Tuesday, June 9, 2009

Dr. Seuss's Message for Grads


Derek Dunn-Rankin, top guy at the local press, told readers last Sunday there would always be a place for a well-edited newspaper. Unfortunately, that place isn’t his DeSoto Sun.


Today’s two-page photo feature of DeSoto High School’s Friday graduation and the after-party activities forgo editing entirely. One page shows photos taken at the high school gym (“Project Graduation,” designed to keep kids off the streets and out of trouble during their celebration), and the other page shows snaps from Turner Agri-Civic Center, the local auditorium and site of the cap-and-gown ceremony.

The editor had all weekend and all day Monday (no Monday publication in this one-daily town) to design, lay out, write and proofread. Readers can judge the quality of the layout at a glance, but it takes some time to figure out that the very last picture on the page shows the grads preparing to enter the opening processional. ... they who are last shall be ....?


Reading the cutlines (captions) takes a bit of intestinal fortitude. Three page-10 cutlines refer to "Friday." Six cutlines identify "the Turner Center" using two different names interchangeably. Two cutlines describe moving morterboard tassels as a sign of graduation. One young woman is described as graduating with an “associate degree” and hoping to go on for a “master’s degree.” (I’m barking at the omitted apostrophe, the omitted bachelor’s step and the omitted name of the A.A. granting institution.)

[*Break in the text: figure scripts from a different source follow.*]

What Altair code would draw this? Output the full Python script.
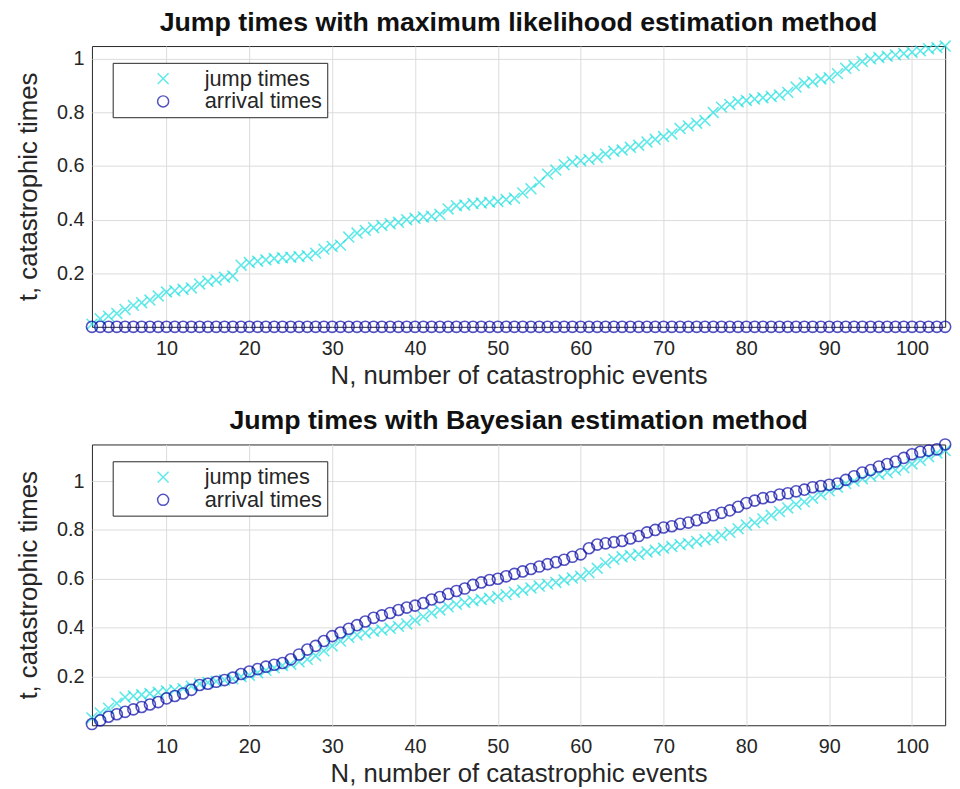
import altair as alt
import pandas as pd

N = list(range(1, 105))

ml_jump = [0.01, 0.03, 0.04, 0.05, 0.065, 0.08, 0.09, 0.10, 0.115, 0.13,
           0.135, 0.14, 0.145, 0.16, 0.17, 0.175, 0.185, 0.19, 0.23, 0.24,
           0.245, 0.25, 0.255, 0.258, 0.26, 0.262, 0.265, 0.275, 0.29, 0.30,
           0.305, 0.335, 0.35, 0.36, 0.37, 0.378, 0.385, 0.39, 0.40, 0.405,
           0.41, 0.413, 0.42, 0.44, 0.452, 0.455, 0.46, 0.462, 0.465, 0.468,
           0.475, 0.48, 0.50, 0.515, 0.54, 0.57, 0.585, 0.605, 0.615, 0.62,
           0.625, 0.632, 0.645, 0.655, 0.66, 0.67, 0.678, 0.69, 0.70, 0.71,
           0.72, 0.74, 0.75, 0.76, 0.77, 0.80, 0.82, 0.83, 0.84, 0.845,
           0.85, 0.855, 0.86, 0.865, 0.875, 0.895, 0.91, 0.915, 0.925, 0.93,
           0.945, 0.965, 0.975, 0.99, 1.0, 1.005, 1.01, 1.015, 1.02, 1.025,
           1.03, 1.038, 1.042, 1.048]
ml_arrival = [0.0] * 104

bay_jump = [0.03, 0.05, 0.07, 0.09, 0.115, 0.12, 0.125, 0.13, 0.135, 0.14,
            0.145, 0.15, 0.16, 0.17, 0.175, 0.18, 0.185, 0.19, 0.20, 0.205,
            0.215, 0.225, 0.235, 0.245, 0.25, 0.26, 0.27, 0.285, 0.305, 0.325,
            0.345, 0.36, 0.37, 0.378, 0.385, 0.39, 0.397, 0.405, 0.415, 0.43,
            0.445, 0.46, 0.472, 0.485, 0.495, 0.503, 0.51, 0.515, 0.52, 0.527,
            0.535, 0.545, 0.553, 0.562, 0.57, 0.578, 0.585, 0.595, 0.603, 0.61,
            0.625, 0.643, 0.665, 0.68, 0.69, 0.695, 0.70, 0.71, 0.717, 0.725,
            0.732, 0.74, 0.745, 0.753, 0.76, 0.768, 0.778, 0.79, 0.805, 0.82,
            0.83, 0.845, 0.86, 0.875, 0.89, 0.905, 0.915, 0.93, 0.945, 0.96,
            0.975, 0.99, 1.0, 1.01, 1.02, 1.028, 1.035, 1.045, 1.055, 1.07,
            1.085, 1.10, 1.115, 1.125]
bay_arrival = [0.005, 0.02, 0.035, 0.045, 0.055, 0.065, 0.075, 0.085, 0.095, 0.11,
               0.12, 0.13, 0.145, 0.165, 0.17, 0.178, 0.185, 0.195, 0.21, 0.22,
               0.23, 0.24, 0.248, 0.255, 0.27, 0.29, 0.31, 0.325, 0.345, 0.365,
               0.38, 0.395, 0.41, 0.425, 0.44, 0.45, 0.46, 0.472, 0.482, 0.49,
               0.50, 0.515, 0.525, 0.538, 0.55, 0.56, 0.575, 0.585, 0.595, 0.60,
               0.61, 0.62, 0.63, 0.64, 0.65, 0.66, 0.668, 0.678, 0.69, 0.70,
               0.725, 0.74, 0.745, 0.75, 0.755, 0.765, 0.775, 0.79, 0.80, 0.81,
               0.815, 0.825, 0.83, 0.84, 0.85, 0.86, 0.87, 0.88, 0.895, 0.91,
               0.92, 0.93, 0.935, 0.945, 0.95, 0.958, 0.965, 0.975, 0.98, 0.985,
               0.99, 1.005, 1.02, 1.035, 1.045, 1.06, 1.07, 1.08, 1.095, 1.11,
               1.12, 1.125, 1.13, 1.15]

series_names = ["jump times", "arrival times"]
x_ticks = [10, 20, 30, 40, 50, 60, 70, 80, 90, 100]
y_ticks = [0.2, 0.4, 0.6, 0.8, 1.0]

FONT = "Liberation Sans"
TXT = "#262626"
XPATH = "M-1,-1L1,1M-1,1L1,-1"


def frame(jump, arrival):
    rows = []
    for n, v in zip(N, jump):
        rows.append({"N": n, "t": v, "series": series_names[0], "order": 0})
    for n, v in zip(N, arrival):
        rows.append({"N": n, "t": v, "series": series_names[1], "order": 1})
    return pd.DataFrame(rows)


def panel(df, title, ymax):
    return alt.Chart(df, title=alt.TitleParams(title, fontSize=27, fontWeight="bold",
                                                 font=FONT, color="#111111", offset=1)).mark_point(
        filled=False, strokeWidth=1.6, clip=False
    ).encode(
        x=alt.X("N:Q", scale=alt.Scale(domain=[1, 104], nice=False, zero=False),
                axis=alt.Axis(values=x_ticks, title="N, number of catastrophic events",
                              labelPadding=12)),
        y=alt.Y("t:Q", scale=alt.Scale(domain=[0, ymax], nice=False),
                axis=alt.Axis(values=y_ticks, title="t, catastrophic times",
                              labelExpr="datum.value == 1 ? '1' : format(datum.value, '.1f')")),
        color=alt.Color("series:N", sort=series_names,
                        scale=alt.Scale(domain=series_names, range=["#1ee0e0", "#0a0aa8"]),
                        legend=alt.Legend(title=None, orient="none", legendX=21, legendY=17,
                                          strokeColor=TXT, fillColor="white", padding=5,
                                          symbolOffset=35, labelOffset=31, labelFontSize=22,
                                          labelFont=FONT, labelColor=TXT, symbolSize=120,
                                          symbolStrokeWidth=1.5, rowPadding=1, labelLimit=300,
                                          cornerRadius=0)),
        shape=alt.Shape("series:N", sort=series_names,
                        scale=alt.Scale(domain=series_names, range=[XPATH, "circle"]),
                        legend=alt.Legend(title=None, orient="none", legendX=21, legendY=17)),
        size=alt.Size("series:N", sort=series_names,
                      scale=alt.Scale(domain=series_names, range=[120, 125]), legend=None),
        order=alt.Order("order:Q"),
    ).properties(width=863, height=284)


df1 = frame(ml_jump, ml_arrival)
df2 = frame(bay_jump, bay_arrival)

top = panel(df1, "Jump times with maximum likelihood estimation method", 1.048)
bottom = panel(df2, "Jump times with Bayesian estimation method", 1.15)

chart = alt.vconcat(top, bottom, spacing=17).resolve_scale(
    color="independent", shape="independent", size="independent"
).configure(
    padding={"left": 15, "top": 3, "right": 5, "bottom": 5},
    background="white",
).configure_view(
    stroke=TXT, strokeWidth=1
).configure_axis(
    grid=True, gridColor="#dcdcdc", gridWidth=1, ticks=False, domain=False,
    labelFont=FONT, labelFontSize=20, labelColor=TXT, labelPadding=8,
    titleFont=FONT, titleFontSize=26, titleFontWeight="normal", titleColor=TXT,
    titlePadding=4
).configure_axisY(
    titlePadding=15
)

chart.save("out.html", embed_options={"renderer": "svg", "actions": False})
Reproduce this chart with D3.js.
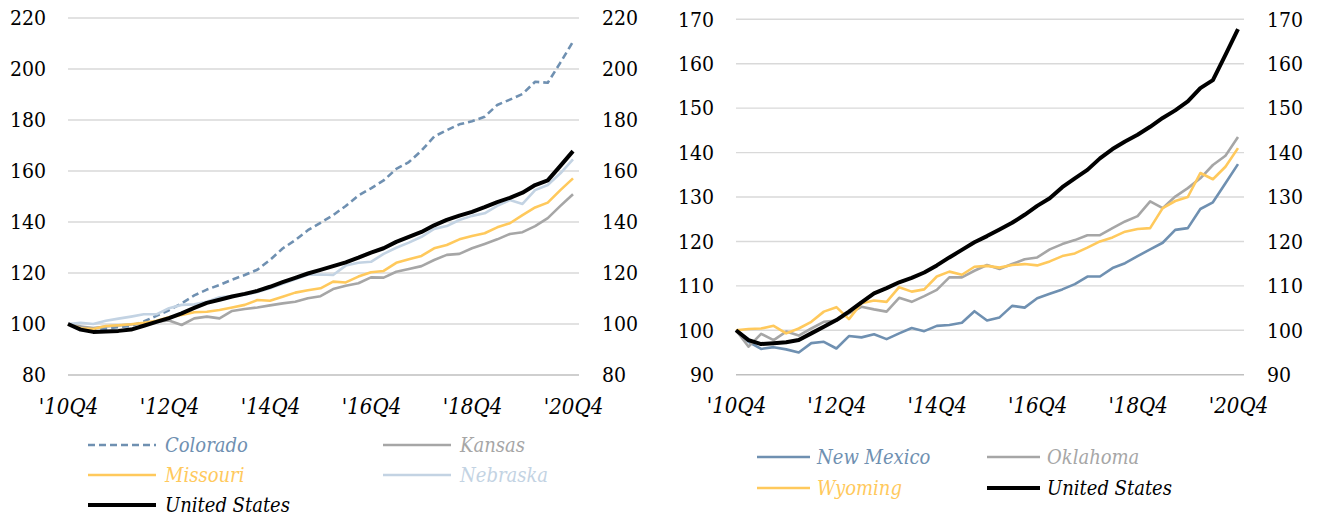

Over on the party page, cutlines repeat, repeat, repeat "where" and "why" in much the same fashion. The finished product reads as if 21 people organized 21 photographs with no idea that they'd be packaged together.


But maybe all this is in unintended homage to Dr. Seuss, who provided the theme for the evening. (Remember, 80 percent of DeSoto High 10th graders who took this year’s FCAT can’t read at grade level.)


The feature story, which starts on the local front and jumps, refers to a gym "bedecked with artistry." The writer reports parents saying "goodbye," and fleshes out the story by quoting nearly half of a lengthly Dr. Seuss poem, "Oh, the Places You'll Go," instead of reporting on the news. The free-lancer claims to be a humor writer -- but an editor, not so much. The writer's Web page includes obvious typos ("I'm way to conceited for my own good"), strange grammar ("My publicist says this is the page I am supposed to tell you all about me and how great I am. The fact I even have a publicist is scary."), and her computer-services Internet site is riddled with random Germanic capitalizations, irregular spellings, missing apostrophes, and badly punctuated sentences ("...which I do to bug people, primarly my editor," tossed hopefully in.)

That's OK, a humorist admits the need an editor. Paper President Dunn-Rankin as much as promised one -- after all, that's what newspaper editors do, right? Unfortunately, both he and the staff of editors in Arcadia -- assembling the biggest story of this little town this season -- all failed to deliver.